The automation workflow approach

Some teams have tried to solve the end-to-end problem not with a single tool but with automation workflows that chain multiple tools together. Using platforms like n8n, creators build pipelines where a script feeds into AI video generation, which feeds into automated editing, which feeds into multi-platform publishing. This approach works for specific, repeatable content types, things like templated social media posts or standardized product demos. But it breaks down for anything that requires genuine creative judgment. You end up with a Rube Goldberg machine that produces technically complete but creatively flat output.

Where this is heading

Despite the current limitations, I think we are closer to real agentic video editing than it might seem. A few converging trends suggest the breakthrough is not far off. First, foundation models are getting better at multi-modal understanding. Models that can simultaneously process video, audio, and text are improving rapidly. This is the prerequisite for any system that can make holistic editing decisions. Second, the "agent" paradigm is proving itself in other creative domains. AI coding assistants, writing tools, and design systems have all moved from simple automation to genuine creative partnership. Video is next in line. Third, the economics are compelling. Video content demand is exploding across every platform and industry. The editing bottleneck is real, and the market for a solution is enormous. That kind of incentive tends to attract serious engineering talent and investment. But I think the first truly agentic video editors will not try to replace professional editors on complex productions. They will start with constrained formats, things like podcast highlight reels, social media repurposing, and templated brand content, where the creative decisions are more bounded and the tolerance for imperfection is higher. From there, they will expand into more complex territory as the underlying models improve.

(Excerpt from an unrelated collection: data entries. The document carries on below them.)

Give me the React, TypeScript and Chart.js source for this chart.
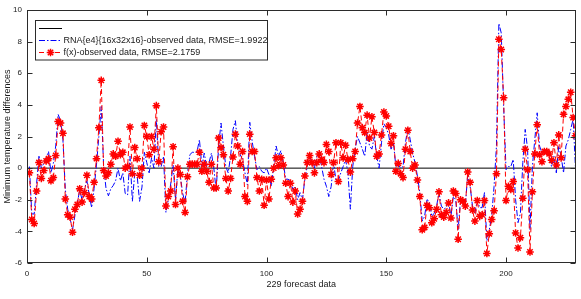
import React, { useEffect, useRef } from 'react';
import { Chart, registerables } from 'chart.js';

Chart.register(...registerables);

const X_MIN = 0;
const X_MAX = 229;
const Y_MIN = -6;
const Y_MAX = 10;
const X_STEP = 50;
const Y_STEP = 2;

const xTitle = '229 forecast data';
const yTitle = 'Minimum temperature differences';
const zeroLabel = '';
const rnaLabel = 'RNA{e4}{16x32x16}-observed data, RMSE=1.9922';
const fxLabel = 'f(x)-observed data, RMSE=2.1759';

// RNA{e4}{16x32x16} minus observed, forecasts 1..229
const rnaValues = [
  0.1, -2.9, -2.9, -1.0, 0.75, 0.0, 0.3, 0.65, 1.05, -0.3,
  0.3, 1.4, 3.4, 3.0, 1.8, -1.35, -2.6, -3.2, -3.9, -3.0,
  -2.2, -1.4, -2.0, -1.3, -0.8, -1.7, -2.5, -1.3, 0.2, 2.0,
  3.9, 0.1, -1.3, -1.75, -1.3, -1.1, -0.8, 0.0, -0.8, -0.3,
  -1.6, -1.7, 0.75, -2.1, -0.3, -0.5, -2.1, -1.2, 1.0, 0.35,
  -0.3, 0.65, 0.0, 3.1, 0.1, 0.1, 0.75, -2.8, -2.0, -1.0,
  0.2, -2.0, 0.0, -0.5, -1.6, -2.2, -0.3, 0.85, 1.0, 1.0,
  1.05, 1.8, 0.1, 0.95, 0.1, 0.35, 0.95, 0.0, -1.45, 1.4,
  2.85, 1.4, 0.1, -0.3, 0.75, 2.45, 3.0, 1.4, 0.85, 0.55,
  -0.3, -1.05, 2.9, 1.7, 0.75, -0.1, 0.1, -0.2, -0.3, 0.0,
  -0.4, -1.15, 0.1, 1.4, 0.75, 1.1, 0.35, -0.7, -0.7, -0.8,
  -1.35, -1.15, -2.0, -1.55, -2.0, -0.7, 0.1, 0.75, 0.35, 0.0,
  0.75, 0.95, 0.1, -0.7, -1.15, -1.8, -1.15, 0.35, -0.8, -0.8,
  -0.3, 0.1, 0.55, -0.3, -2.6, 0.1, 1.2, 2.0, 1.6, 1.2,
  0.75, 2.25, 1.4, 1.2, 2.0, 0.75, 0.0, 1.6, 2.8, 2.55,
  2.1, 1.2, 1.6, 0.1, 0.2, 0.0, 0.1, 1.6, 2.55, 1.8,
  0.95, 0.35, -0.5, -1.55, -3.35, -3.05, -2.0, -2.1, -3.05, -2.85,
  -2.4, -1.55, -2.4, -2.6, -2.5, -2.1, -3.05, -1.8, -2.0, -3.9,
  -2.0, -2.1, -2.4, -0.4, -1.15, -2.4, -2.85, -2.0, -2.5, -2.5,
  -1.55, -4.6, -3.9, -3.05, -1.15, 1.4, 9.15, 8.55, 3.9, -0.1,
  0.1, 0.1, 0.55, -2.0, -3.45, -2.85, 0.35, 2.45, 1.2, -3.9,
  0.1, 1.8, 3.5, 1.4, 0.95, 1.2, 1.05, 0.75, 0.1, 0.75,
  -0.3, 1.4, 0.75, -0.3, 1.4, 1.8, 2.45, 3.1, 0.0,
];

// f(x) minus observed, forecasts 1..229
const fxValues = [
  -0.3, -3.25, -3.5, -1.45, 0.35, -0.65, -0.15, 0.45, 0.6, -0.8,
  -0.6, 0.8, 2.95, 2.85, 2.2, -1.95, -2.95, -3.1, -4.05, -2.6,
  -2.3, -1.3, -2.15, -1.55, -0.45, -1.8, -1.95, -0.9, 0.6, 2.55,
  5.55, -0.15, -0.5, -0.3, 0.25, 0.9, 0.75, 1.7, 0.85, 1.0,
  0.0, 0.1, 2.6, -0.35, 1.3, 0.6, -0.45, 0.0, 2.7, 2.0,
  0.85, 2.0, 1.2, 3.95, 0.4, 2.3, 2.6, -2.4, -1.8, -1.45,
  1.35, -2.3, 0.0, -0.4, -2.1, -2.8, -0.55, 0.25, 0.25, 0.25,
  0.25, 1.0, -0.2, 0.25, -0.2, -0.9, 0.25, -1.25, -1.25, 1.9,
  1.3, 0.85, -0.65, -1.45, -0.65, 0.7, 2.15, 1.4, 0.25, 1.05,
  -1.8, -2.1, 2.15, 1.05, 1.05, -0.6, -1.45, -0.7, -2.35, -0.75,
  -1.95, -0.7, 0.0, 0.65, 0.15, 0.65, 0.2, -0.95, -1.8, -0.95,
  -2.15, -1.45, -2.9, -2.6, -2.1, -0.5, 0.35, 0.8, 0.35, -0.3,
  0.35, 0.9, 0.55, 0.35, 1.5, 1.05, -0.4, 0.35, 1.6, -0.85,
  1.6, 0.65, 1.45, 0.55, -0.25, 0.6, 1.05, 2.85, 3.9, 2.55,
  2.25, 3.35, 1.9, 3.25, 2.25, 0.75, 0.9, 2.1, 3.55, 3.3,
  2.65, 1.55, 2.05, -0.2, 0.3, -0.35, -0.6, 1.2, 2.4, 1.05,
  0.0, 0.2, -0.75, -1.8, -3.9, -3.75, -2.35, -2.5, -3.45, -3.2,
  -2.6, -1.5, -2.95, -3.1, -2.8, -2.2, -3.15, -1.45, -1.6, -4.5,
  -2.0, -2.1, -2.4, -0.25, -0.9, -2.65, -3.35, -2.05, -3.05, -2.95,
  -2.05, -5.4, -4.15, -3.25, -2.7, -0.35, 8.15, 7.5, 4.45, -2.05,
  -1.15, -1.35, -0.85, -4.1, -5.05, -4.4, -1.9, 1.2, -0.1, -5.3,
  -1.5, 0.9, 2.75, 0.85, 0.4, 1.05, 1.05, 0.9, 0.5, 1.6,
  0.2, 2.1, 0.65, 3.4, 3.9, 4.35, 4.8, 3.2, 2.05,
];

const FONT = 'Arial, "Liberation Sans", Helvetica, sans-serif';

const matlabFrame = {
  id: 'matlabFrame',
  afterDatasetsDraw(chart: any) {
    const { ctx, chartArea: a, scales } = chart;
    const L = Math.round(a.left) + 0.5;
    const R = Math.round(a.right) - 0.5;
    const T = Math.round(a.top) + 0.5;
    const B = Math.round(a.bottom) - 0.5;
    ctx.save();
    ctx.strokeStyle = '#2b2b2b';
    ctx.lineWidth = 1;
    ctx.setLineDash([]);
    ctx.strokeRect(L, T, R - L, B - T);
    const tl = 5;
    ctx.beginPath();
    scales.x.ticks.forEach((t: any) => {
      const px = Math.round(scales.x.getPixelForValue(t.value)) + 0.5;
      ctx.moveTo(px, B);
      ctx.lineTo(px, B - tl);
      ctx.moveTo(px, T);
      ctx.lineTo(px, T + tl);
    });
    scales.y.ticks.forEach((t: any) => {
      const py = Math.round(scales.y.getPixelForValue(t.value)) + 0.5;
      ctx.moveTo(L, py);
      ctx.lineTo(L + tl, py);
      ctx.moveTo(R, py);
      ctx.lineTo(R - tl, py);
    });
    ctx.stroke();
    ctx.restore();
  },
  afterDraw(chart: any) {
    const { ctx } = chart;
    const ds = chart.data.datasets;
    const bx = 35.5;
    const by = 20.5;
    const bw = 232;
    const bh = 39.5;
    ctx.save();
    ctx.fillStyle = '#ffffff';
    ctx.fillRect(bx, by, bw, bh);
    ctx.strokeStyle = '#2b2b2b';
    ctx.lineWidth = 1;
    ctx.setLineDash([]);
    ctx.strokeRect(bx, by, bw, bh);
    const rows = [28.5, 40.5, 52.5];
    const x0 = 39;
    const x1 = 62;
    ctx.font = '9px ' + FONT;
    ctx.textBaseline = 'middle';
    ctx.textAlign = 'left';
    ds.forEach((d: any, i: number) => {
      const y = rows[i];
      ctx.save();
      ctx.strokeStyle = d.borderColor;
      ctx.lineWidth = d.borderWidth;
      ctx.setLineDash(d.borderDash || []);
      ctx.beginPath();
      ctx.moveTo(x0, y);
      ctx.lineTo(x1, y);
      ctx.stroke();
      ctx.restore();
      if (d.pointRadius > 0) {
        ctx.save();
        ctx.strokeStyle = d.pointBorderColor;
        ctx.lineWidth = d.pointBorderWidth;
        const r = d.pointRadius;
        const cx = (x0 + x1) / 2;
        const q = r * Math.SQRT1_2;
        ctx.beginPath();
        ctx.moveTo(cx - r, y); ctx.lineTo(cx + r, y);
        ctx.moveTo(cx, y - r); ctx.lineTo(cx, y + r);
        ctx.moveTo(cx - q, y - q); ctx.lineTo(cx + q, y + q);
        ctx.moveTo(cx - q, y + q); ctx.lineTo(cx + q, y - q);
        ctx.stroke();
        ctx.restore();
      }
      if (d.label) {
        ctx.fillStyle = '#1a1a1a';
        ctx.fillText(d.label, 63.5, y + 0.5);
      }
    });
    ctx.restore();
  },
};

export default function App() {
  const ref = useRef<HTMLCanvasElement | null>(null);

  useEffect(() => {
    const canvas = ref.current;
    if (!canvas) return;
    const toPts = (arr: number[]) => arr.map((v, i) => ({ x: i + 1, y: v }));
    const chart = new Chart(canvas, {
      type: 'line',
      data: {
        datasets: [
          {
            label: zeroLabel,
            data: [
              { x: X_MIN, y: 0 },
              { x: X_MAX, y: 0 },
            ],
            borderColor: '#000000',
            borderWidth: 1,
            pointRadius: 0,
            order: 3,
          },
          {
            label: rnaLabel,
            data: toPts(rnaValues),
            borderColor: '#0000ff',
            borderWidth: 1,
            borderDash: [6, 2, 1.5, 2],
            pointRadius: 0,
            tension: 0,
            order: 2,
          },
          {
            label: fxLabel,
            data: toPts(fxValues),
            borderColor: '#ff0000',
            borderWidth: 1,
            borderDash: [5, 3],
            pointStyle: 'star',
            pointRadius: 3.8,
            pointBorderColor: '#ff0000',
            pointBackgroundColor: '#ff0000',
            pointBorderWidth: 1.5,
            tension: 0,
            order: 1,
          },
        ] as any,
      },
      options: {
        animation: false,
        responsive: false,
        maintainAspectRatio: false,
        events: [],
        layout: { padding: { top: 10, right: 5, left: 0, bottom: 0 } },
        plugins: {
          legend: { display: false },
          tooltip: { enabled: false },
          title: { display: false },
        },
        scales: {
          x: {
            type: 'linear',
            min: X_MIN,
            max: X_MAX,
            grid: { display: false, drawTicks: false },
            border: { display: false },
            ticks: {
              stepSize: X_STEP,
              includeBounds: false,
              color: '#1a1a1a',
              font: { family: FONT, size: 8 },
              padding: 6,
              maxRotation: 0,
            },
            title: {
              display: true,
              text: xTitle,
              color: '#1a1a1a',
              font: { family: FONT, size: 9 },
              padding: { top: 0, bottom: 9 },
            },
            afterFit: (s: any) => {
              s.height = 36;
            },
          },
          y: {
            type: 'linear',
            min: Y_MIN,
            max: Y_MAX,
            grid: { display: false, drawTicks: false },
            border: { display: false },
            ticks: {
              stepSize: Y_STEP,
              color: '#1a1a1a',
              font: { family: FONT, size: 8 },
              padding: 5,
            },
            title: {
              display: true,
              text: yTitle,
              color: '#1a1a1a',
              font: { family: FONT, size: 9 },
              padding: { top: 2, bottom: 0 },
            },
            afterFit: (s: any) => {
              s.width = 27;
            },
          },
        },
      } as any,
      plugins: [matlabFrame],
    });
    return () => chart.destroy();
  }, []);

  return (
    <div
      style={{
        position: 'fixed',
        left: 0,
        top: 0,
        width: 581,
        height: 299,
        background: '#ffffff',
      }}
    >
      <canvas ref={ref} width={581} height={299} style={{ display: 'block' }} />
    </div>
  );
}
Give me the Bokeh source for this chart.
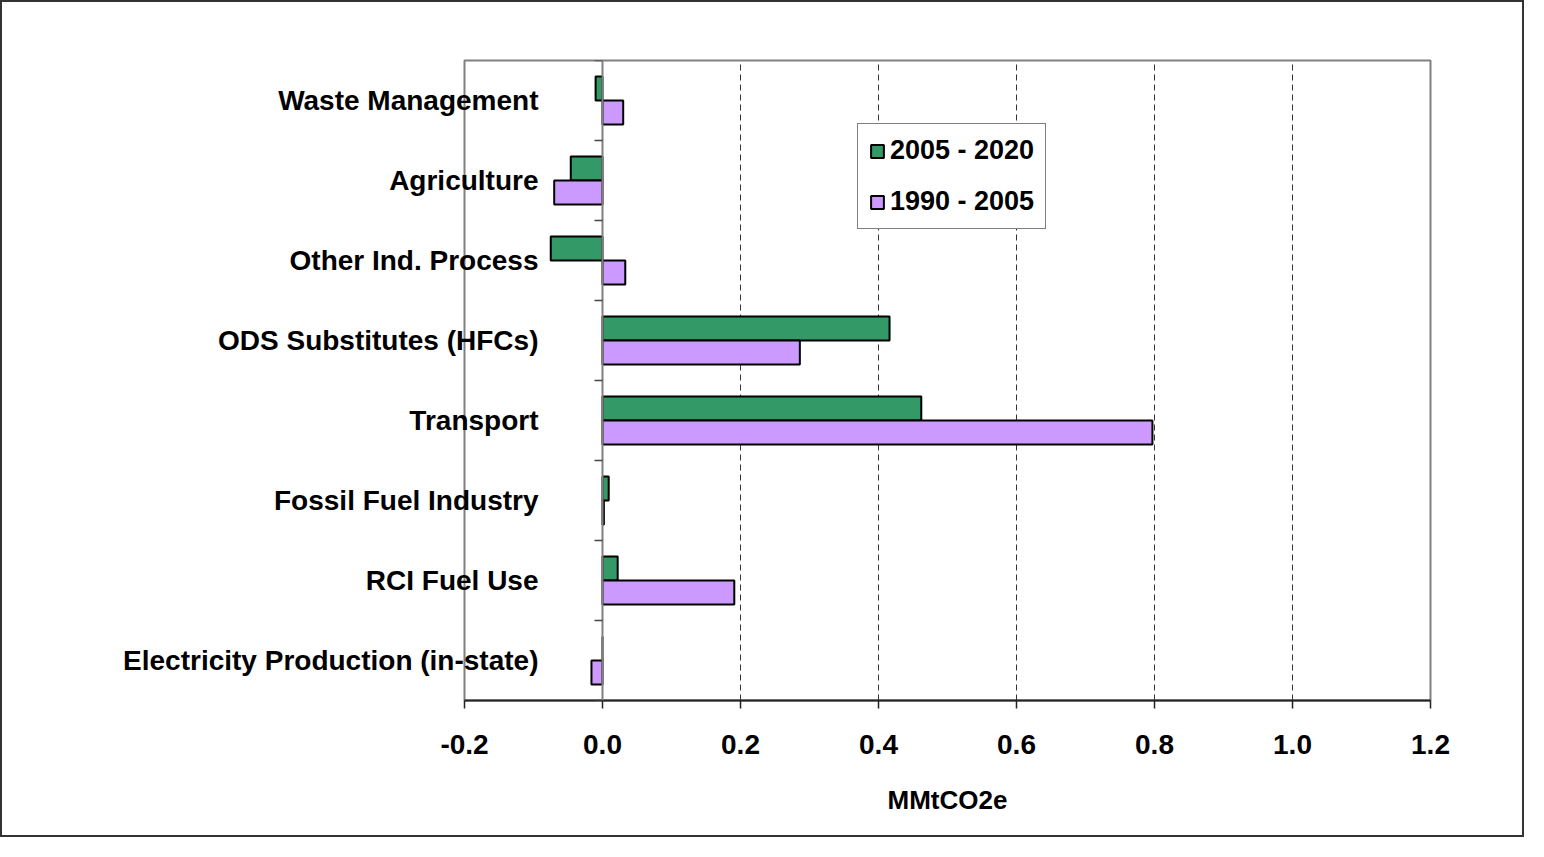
import numpy as np
from bokeh.plotting import figure
from bokeh.models import (Range1d, FixedTicker, NumeralTickFormatter, Legend, LegendItem,
                          ColumnDataSource, LinearAxis)
from bokeh.embed import file_html
from bokeh.resources import INLINE

# ---- data (bottom to top) ----
categories = ["Electricity Production (in-state)", "RCI Fuel Use", "Fossil Fuel Industry",
              "Transport", "ODS Substitutes (HFCs)", "Other Ind. Process", "Agriculture",
              "Waste Management"]
series_2005_2020 = [0.0, 0.022, 0.009, 0.462, 0.416, -0.075, -0.046, -0.010]
series_1990_2005 = [-0.016, 0.191, 0.002, 0.797, 0.286, 0.033, -0.070, 0.030]
series_names = ["2005 - 2020", "1990 - 2005"]
x_ticks = [-0.2, 0.0, 0.2, 0.4, 0.6, 0.8, 1.0, 1.2]
x_title = "MMtCO2e"

GREEN = "#339966"
PURPLE = "#CC99FF"
FONT = "Liberation Sans"

idx = np.arange(len(categories))
centers = idx + 0.5
bar_h = 0.3

src = ColumnDataSource(dict(
    y_g=centers + bar_h / 2, y_p=centers - bar_h / 2,
    g=series_2005_2020, pu=series_1990_2005,
))

p = figure(width=1524, height=837, output_backend="svg", toolbar_location=None,
           x_range=Range1d(x_ticks[0], x_ticks[-1]), y_range=Range1d(0, len(categories)),
           min_border_left=462, min_border_right=96, min_border_top=58, min_border_bottom=139,
           background_fill_color="white", border_fill_color="white")
p.styles = {"border": "2px solid #333333"}

rg = p.hbar(y="y_g", right="g", left=0, height=bar_h, source=src,
            fill_color=GREEN, line_color="black", line_width=2)
rp = p.hbar(y="y_p", right="pu", left=0, height=bar_h, source=src,
            fill_color=PURPLE, line_color="black", line_width=2)

p.outline_line_color = "#808080"
p.outline_line_width = 2

# grid
p.ygrid.grid_line_color = None
p.xgrid.ticker = FixedTicker(ticks=x_ticks[2:-1])
p.xgrid.grid_line_color = "#333333"
p.xgrid.grid_line_dash = "6 4"
p.xgrid.grid_line_width = 1

# x axis
xa = p.xaxis[0]
xa.ticker = FixedTicker(ticks=x_ticks)
xa.formatter = NumeralTickFormatter(format="0.0")
xa.axis_line_color = "#222222"
xa.axis_line_width = 2
xa.major_tick_line_color = "#222222"
xa.major_tick_line_width = 1.5
xa.major_tick_out = 8
xa.major_tick_in = 0
xa.minor_tick_line_color = None
xa.major_label_text_font = FONT
xa.major_label_text_font_style = "bold"
xa.major_label_text_font_size = "28px"
xa.major_label_text_color = "black"
xa.major_label_standoff = 26
xa.axis_label = x_title
xa.axis_label_text_font = FONT
xa.axis_label_text_font_style = "bold"
xa.axis_label_text_font_size = "26px"
xa.axis_label_text_color = "black"
xa.axis_label_standoff = 28

# category labels: regular left axis, labels pulled into the frame up to the zero line
ya = p.yaxis[0]
ya.ticker = FixedTicker(ticks=list(centers))
ya.major_label_overrides = {float(c): n for c, n in zip(centers, categories)}
ya.axis_line_color = None
ya.major_tick_line_color = None
ya.minor_tick_line_color = None
ya.major_tick_out = 0
ya.major_tick_in = 0
ya.major_label_standoff = -74
ya.major_label_text_font = FONT
ya.major_label_text_font_style = "bold"
ya.major_label_text_font_size = "28px"
ya.major_label_text_color = "black"

# vertical axis line crossing at zero, with boundary ticks
za = LinearAxis(fixed_location=0,
                ticker=FixedTicker(ticks=[], minor_ticks=list(range(len(categories) + 1))))
za.axis_line_color = "#808080"
za.axis_line_width = 2
za.major_tick_line_color = None
za.major_label_text_color = None
za.minor_tick_out = 8
za.minor_tick_in = 0
za.minor_tick_line_color = "#444444"
za.minor_tick_line_width = 1.5
p.add_layout(za, "left")

legend = Legend(items=[LegendItem(label=series_names[0], renderers=[rg]),
                       LegendItem(label=series_names[1], renderers=[rp])],
                location=(393, 471), orientation="vertical")
legend.border_line_color = "black"
legend.border_line_width = 1
legend.background_fill_color = "white"
legend.background_fill_alpha = 1
legend.label_text_font = FONT
legend.label_text_font_style = "bold"
legend.label_text_font_size = "27px"
legend.label_text_color = "black"
legend.glyph_width = 16
legend.glyph_height = 16
legend.label_height = 28
legend.label_standoff = 5
legend.spacing = 20
legend.padding = 11
legend.margin = 0
p.add_layout(legend, "center")

open("out.html", "w").write(file_html(p, INLINE))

The role of the human editor

Even as these tools advance, I do not think they will eliminate the need for human editors anytime soon. What they will do is change the role. Instead of spending hours on mechanical tasks like syncing audio, removing dead air, and adding captions, editors will focus on the higher-order creative work: shaping the story, setting the tone, making the judgment calls that require genuine taste. The analogy to software development holds here too. AI coding assistants did not replace developers. They made developers more productive and shifted their work toward higher-level design and architecture decisions. The same pattern will likely play out in video editing. For now, though, video editing remains one of the most manual creative workflows in existence. The tools are getting better. The vision is clear. But the gap between "AI-assisted" and "AI-agentic" is still wide, and closing it will require solving some of the hardest problems in multi-modal AI.